We live in a time of instant gratification. But the answers usually take longer and are harder than we ever thought. We lose one job and expect to go right into another. We lose one spouse and expect to find another right around the corner, when in reality it might take us months or years to find ourselves restored.
The book of Job is a good example. Job loses his family, his fortune, and his health then regains it all. But in between the losing and regaining are forty chapters of agony.
God left Jonah in the belly of a fish for three days and three nights for a reason. The whale's belly was a school. He was learning during this time.
First he was learning patience. Patience is the ability to wait in stillness.
Patience is not doing nothing. But what patience is is a belief that God is on the way. We do no panic in the face of a crisis. We do not decide to take matters into our own hands. If God has not given us the answer yet, he is still on our way. While we wait, we rejoice. We learn to appreciate God's presence in the stillness of the moment. Jonah sang in the belly of the whale as he waited for God's perfect time.
When a person is drowning, panic sets in. If you approach a drowning victim too early, he will drag you down with him, because he starts to strike out at anything around him, hopig to gain something to hold onto. Many potential lifesavers have been lost themselves by getting too close to a panicking victim. So we have to wait until the person drowning can no longer resist. Eventually, we get to the place where we can relax and let ourselves be saved.
He was also learning obedience. After chapter 2 Jonah never again refuses to do anything God commanded. He may complain and whine, but he learned it is foolish to resist God. First God works on his attitudes towards Him. Then he works on his attitudes towards others.
If you tell drunkard that he should not drink, he will not change. It is only when the alcoholic comes to a place where he realizes that he cannot drink. People do not change until their wills are broken. Only God in His mercy can bring us to the place of repentance.
He was also learning hope. Twice in this passage we hear Jonah talking about his hope for the future:

I said, 'I have been banished from your sight;
yet I will look again toward your holy temple. (vs. 4)
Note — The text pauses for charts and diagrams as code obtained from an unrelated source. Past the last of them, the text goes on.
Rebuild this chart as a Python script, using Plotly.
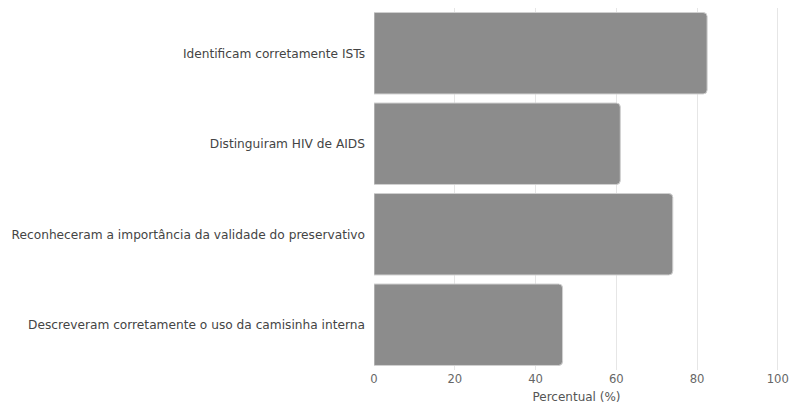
import plotly.graph_objects as go

categories = [
    "Identificam corretamente ISTs",
    "Distinguiram HIV de AIDS",
    "Reconheceram a importância da validade do preservativo",
    "Descreveram corretamente o uso da camisinha interna",
]
values = [82.5, 61, 74, 46.7]
x_ticks = [0, 20, 40, 60, 80, 100]

fig = go.Figure(go.Bar(
    y=categories,
    x=values,
    orientation="h",
    marker=dict(color="#8c8c8c", line=dict(color="#d0d0d0", width=1)),
    hoverinfo="x+y",
))

fig.update_layout(
    width=790, height=405,
    margin=dict(l=374, r=11, t=8, b=35, autoexpand=False),
    paper_bgcolor="white", plot_bgcolor="white",
    bargap=0.1,
    barcornerradius=4,
    font=dict(family="DejaVu Sans, sans-serif", size=12.2, color="#555555"),
    showlegend=False,
)
fig.update_xaxes(
    range=[0, 100.3], tickvals=x_ticks, showgrid=True, gridcolor="#e6e6e6", gridwidth=1,
    zeroline=False, showline=False, ticks="", automargin=False,
    ticklabeloverflow="allow",
    title=dict(text="Percentual (%)", standoff=8, font=dict(size=12, color="#555555")),
    tickfont=dict(size=11.6, color="#666666"),
)
fig.update_yaxes(
    autorange="reversed", showgrid=False, zeroline=False, showline=False, ticks="",
    automargin=False, ticklabelstandoff=8,
    tickfont=dict(size=12.2, color="#444444"),
)

fig.write_html(
    "out.html",
    config={"displayModeBar": False},
    post_script="document.body.style.margin='0';document.body.style.overflow='hidden';",
)
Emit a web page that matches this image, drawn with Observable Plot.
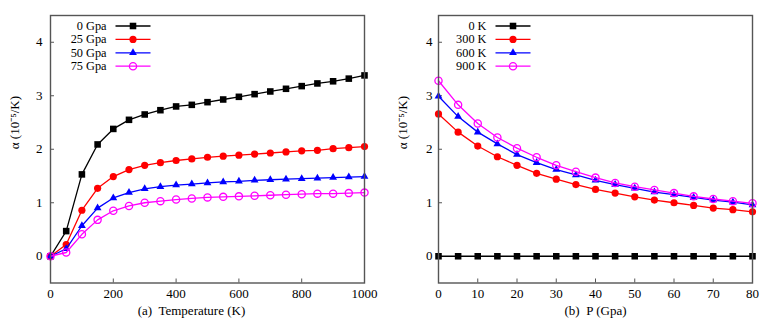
<!DOCTYPE html>
<html><head><meta charset="utf-8">
<script src="https://cdn.jsdelivr.net/npm/d3@7"></script>
<script src="https://cdn.jsdelivr.net/npm/@observablehq/plot@0.6"></script>
<style>
body{margin:0;background:#fff}
#c{display:flex;width:777px;height:326px;background:#fff}
svg, svg text{font-family:"Liberation Serif","Times New Roman",serif !important;}
</style>
</head><body><div id="c"></div>
<script>
// ---- Panel (a): alpha vs temperature ----
const temps = [0,50,100,150,200,250,300,350,400,450,500,550,600,650,700,750,800,850,900,950,1000];
const a0GPa  = [0,0.47,1.53,2.09,2.38,2.55,2.65,2.73,2.80,2.83,2.88,2.93,2.98,3.03,3.08,3.13,3.18,3.23,3.27,3.32,3.38];
const a25GPa = [0,0.22,0.86,1.27,1.49,1.62,1.70,1.75,1.79,1.82,1.85,1.87,1.89,1.91,1.93,1.95,1.97,1.98,2.01,2.03,2.05];
const a50GPa = [0,0.14,0.57,0.90,1.09,1.19,1.26,1.30,1.33,1.35,1.37,1.39,1.40,1.42,1.43,1.44,1.45,1.46,1.47,1.48,1.49];
const a75GPa = [0,0.07,0.41,0.68,0.85,0.94,1.00,1.03,1.06,1.08,1.10,1.11,1.12,1.13,1.14,1.15,1.16,1.17,1.17,1.18,1.19];
const legendA = ["0 Gpa","25 Gpa","50 Gpa","75 Gpa"];
const xTicksA = [0,200,400,600,800,1000];

// ---- Panel (b): alpha vs pressure ----
const pressures = [0,5,10,15,20,25,30,35,40,45,50,55,60,65,70,75,80];
const a0K   = [0,0,0,0,0,0,0,0,0,0,0,0,0,0,0,0,0];
const a300K = [2.66,2.32,2.06,1.86,1.70,1.55,1.44,1.34,1.25,1.18,1.11,1.05,1.00,0.95,0.90,0.87,0.83];
const a600K = [2.99,2.61,2.32,2.10,1.90,1.75,1.62,1.52,1.42,1.34,1.27,1.20,1.15,1.10,1.05,1.01,0.96];
const a900K = [3.28,2.83,2.48,2.22,2.02,1.85,1.70,1.58,1.47,1.37,1.30,1.24,1.18,1.12,1.07,1.03,0.99];
const legendB = ["0 K","300 K","600 K","900 K"];
const xTicksB = [0,10,20,30,40,50,60,70,80];

const yTicks = [0,1,2,3,4];
const yDomain = [-0.5,4.5];
const colors = ["#000000","#ff0000","#0000ff","#ff00ff"];
const symbols = ["square","circle","triangle","circle"];
const radii = [3.7,3.6,2.9,3.6];
const fills = ["#000000","#ff0000","#0000ff","none"];

const H = 326, MT = 15, MB = 43.5;
const FF = "Liberation Serif";

function panel(o){
  const innerW = o.width - o.marginLeft - o.marginRight;
  const innerH = H - MT - MB;
  const [x0,x1] = o.xDomain;
  const px2x = p => x0 + (p/innerW)*(x1-x0);
  const py2y = p => yDomain[1] - (p/innerH)*(yDomain[1]-yDomain[0]);
  const tickLenX = 4*(yDomain[1]-yDomain[0])/innerH;
  const tickLenY = 4*(x1-x0)/innerW;
  const marks = [];
  marks.push(Plot.ruleX(o.xTicks,{x:d=>d, y1:yDomain[0], y2:yDomain[0]+tickLenX, stroke:"#555", strokeWidth:1}));
  marks.push(Plot.ruleY(yTicks,{y:d=>d, x1:x0, x2:x0+tickLenY, stroke:"#555", strokeWidth:1}));
  marks.push(Plot.axisX(o.xTicks,{tickSize:0, tickPadding:6, fontSize:13, fontFamily:FF, label:null, tickFormat:d=>String(d)}));
  marks.push(Plot.axisY(yTicks,{tickSize:0, tickPadding:o.yPad, fontSize:13, fontFamily:FF, label:null, tickFormat:d=>String(d)}));
  o.series.forEach((vals,i)=>{
    const data = o.xs.map((x,j)=>({x, y:vals[j]}));
    marks.push(Plot.line(data,{x:"x", y:"y", stroke:colors[i], strokeWidth:1.3}));
    marks.push(Plot.dot(data,{x:"x", y:"y", symbol:symbols[i], r:radii[i], fill:fills[i], stroke: i===3?colors[i]:"none", strokeWidth:1.3}));
  });
  o.legend.forEach((name,i)=>{
    const py = 25.5 + i*13.4 - MT;
    const ly = py2y(py);
    const lx1 = px2x(o.legendLine[0]), lx2 = px2x(o.legendLine[1]), lxm = (lx1+lx2)/2;
    marks.push(Plot.text([name],{x:px2x(o.legendText), y:ly, text:d=>d, textAnchor:"end", fontSize:12.3, fontFamily:FF}));
    marks.push(Plot.link([0],{x1:lx1, x2:lx2, y1:ly, y2:ly, stroke:colors[i], strokeWidth:1.3}));
    marks.push(Plot.dot([0],{x:lxm, y:ly, symbol:symbols[i], r:radii[i], fill:fills[i], stroke:i===3?colors[i]:"none", strokeWidth:1.3}));
  });
  marks.push(Plot.text(["α (10⁻⁵/K)"],{frameAnchor:"left", dx:-36, rotate:-90, text:d=>d, fontSize:13, fontFamily:FF}));
  marks.push(Plot.text([o.xLabel],{x:px2x(o.xLabelPx), frameAnchor:"bottom", dy:32, text:d=>d, fontSize:13, fontFamily:FF}));
  marks.push(Plot.frame({stroke:"#555", strokeWidth:1.4}));
  return Plot.plot({
    width:o.width, height:H, marginTop:MT, marginBottom:MB,
    marginLeft:o.marginLeft, marginRight:o.marginRight,
    x:{domain:o.xDomain, label:null}, y:{domain:yDomain, label:null},
    style:{fontFamily:FF, fontSize:"13px", background:"#fff", color:"#000"},
    marks
  });
}

const c = document.getElementById("c");
c.appendChild(panel({
  width:389, marginLeft:50, marginRight:25, xDomain:[0,1000], xTicks:xTicksA, xs:temps,
  series:[a0GPa,a25GPa,a50GPa,a75GPa], legend:legendA,
  legendText:56, legendLine:[65,100], xLabel:"(a)  Temperature (K)", xLabelPx:141, yPad:8
}));
c.appendChild(panel({
  width:388, marginLeft:49, marginRight:25, xDomain:[0,80], xTicks:xTicksB, xs:pressures,
  series:[a0K,a300K,a600K,a900K], legend:legendB,
  legendText:48, legendLine:[57,92], xLabel:"(b)  P (Gpa)", xLabelPx:157, yPad:6
}));
</script></body></html>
But I, with a song of thanksgiving,
will sacrifice to you.
What I have vowed I will make good.
Salvation comes from the LORD." (vs 9)

It is strange to hear Jonah singing about the future when it is hard imagine him having a future. He was already fish food. What future could he possibly have?
Jonah should be dead already, but he is not. He has been granted life for a reason. There was a purpose God has for him. His hope for the future is based on God's work in the past.
In I Samuel 7. Israel came together to pray at a place called Mizpah. While they were there, the Philistines planned to massacre them. Before they could pounce, God send thunder, causing the Philistines to panic. He delivered them from certain defeat.
Samuel ordered that a stone be erected and called the stone "Ebenezer"—"this far has the Lord delivered us." From that time on, whenever Israel doubted God's ability to protect, they could look back and remember that at this spot, God's words rang true.
Thus far had the Lord delivered Jonah, too. In the last three minutes, he was saved from death. In three days, he was not digested. In spite of his failing and sins, God had not abandoned him. Why not believe that God has a higher calling for you, too?